Our project focuses on the patients without any obvious cause. Indeed, they represent more than half of the patients with EESB.
Known causes
Patients suffering from early epileptic encephalopathy with a suppression burst EEG pattern display early onset epileptic seizures and developmental retardation. They are all investigated with brain MRI to eliminate brain malformations or brain anoxo-ischemic lesions. If brain MRI shows no abnormality, extensive metabolic investigations are performed to ensure the absence of any neurometabolic disease. Indeed, some known conditions are associated with the occurrence of a suppression-burst pattern and must been checked systematically :
- Pyridoxine-dependent seizure, due to a mutation of the antiquitin gene. This well-known entity is characterized by early onset epileptic encephalopathy with incessant myoclonic jerks. The electro-encephalogramm often displays a SB pattern. The epilepsy dramatically improves after treatment with pyridoxine. Pipecolic acid is usually present in blood, CSF and urine samples, alpha-amino-adipic semi aldehyde is increased in urine.
- Pyridoxal phosphate-dependent seizures, due to a mutation of the PNPO gene. This condition is associated with the presence of vanilactic acid in urine, and displays same characteristics that pyridoxin-dependent seizures.
- Non ketotic hyperglycinemia, that is caused by a deficiency of the glycine cleavage system (GCS), leading to the accumulation of glycine in the central nervous system.
- D-glyceric acidemia, methylmalonic acidemia, propionic acidemia and oligosacharidosis have been occasionally reported in patients suffering from EESB.
Recently, mutations in three genes have been implicated in these conditions :
- Hemizygous, de novo, 33-bp duplications in exon 2 of the ARX gene have been described in 3 unrelated male patients with early onset epileptic encephalopathy (Ohtahara syndrome) that evolved to West syndrome in two of them. This mutation is thought to cause the expansion of the original 16 alanine residues to 27 alanine residues in the first polyalanine tract of the ARX protein (Kato et al. 2007). ARX is a crucial gene for the development of interneurons in the fetal brain, and a polyalanine expansion in that gene causes mental retardation and seizures, including those of early epileptic encephalopathy in males (Kato et al. 2007). Clinical observations demonstrated the correlation between the length of the repeat and the severity of the clinical phenotype.
- A mutation of the GC1 gene has been described in a consanguineous Arab muslim family in Jerusalem with 4 affected sibs with early infantile epileptic encephalopathy. The Pro206Leu missense mutation was identified in three of them in the SLC25A22 (GC1) gene (Molinari et al. 2005).
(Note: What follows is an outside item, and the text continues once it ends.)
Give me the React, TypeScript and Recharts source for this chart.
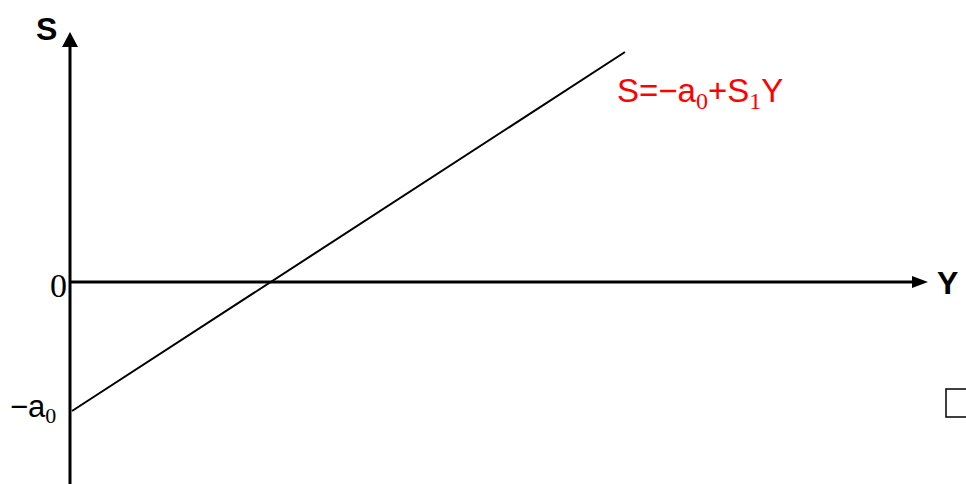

Proline-206 is highly conserved across species in the glutamate and aspartate/glutamate carriers of the SLC25A22 type, suggesting that this amino acid change may impair glutamate transport.
- In a Japanese girl with early infantile epileptic encephalopathy, Saitsu et al. identified a de novo heterozygous microdeletion in chromosome 9q33.3-q34.11 that included the MUNC18-1 gene. Screening of this gene in 13 additional unrelated patients with a similar phenotype identified 4 different heterozygous mutations in the MUNC18-1 gene in 4 patients. All mutations occurred in the hydrophobic core of the protein and were predicted to result in destabilization and disruption of protein structure. In vitro studies of the mutant proteins suggested a tendency for aggregation. The phenotype included infantile onset of tonic-clonic or tonic seizures, suppression-burst pattern on EEG, profound mental retardation, and MRI evidence of hypomyelination, without any brain malformation (Saitsu et al. 2008).
All these patients displayed early onset epileptic encephalopathy with a suppression-burst EEG pattern. Brain MRI was normal or displayed hypomyelinisation, without any brain structural malformation.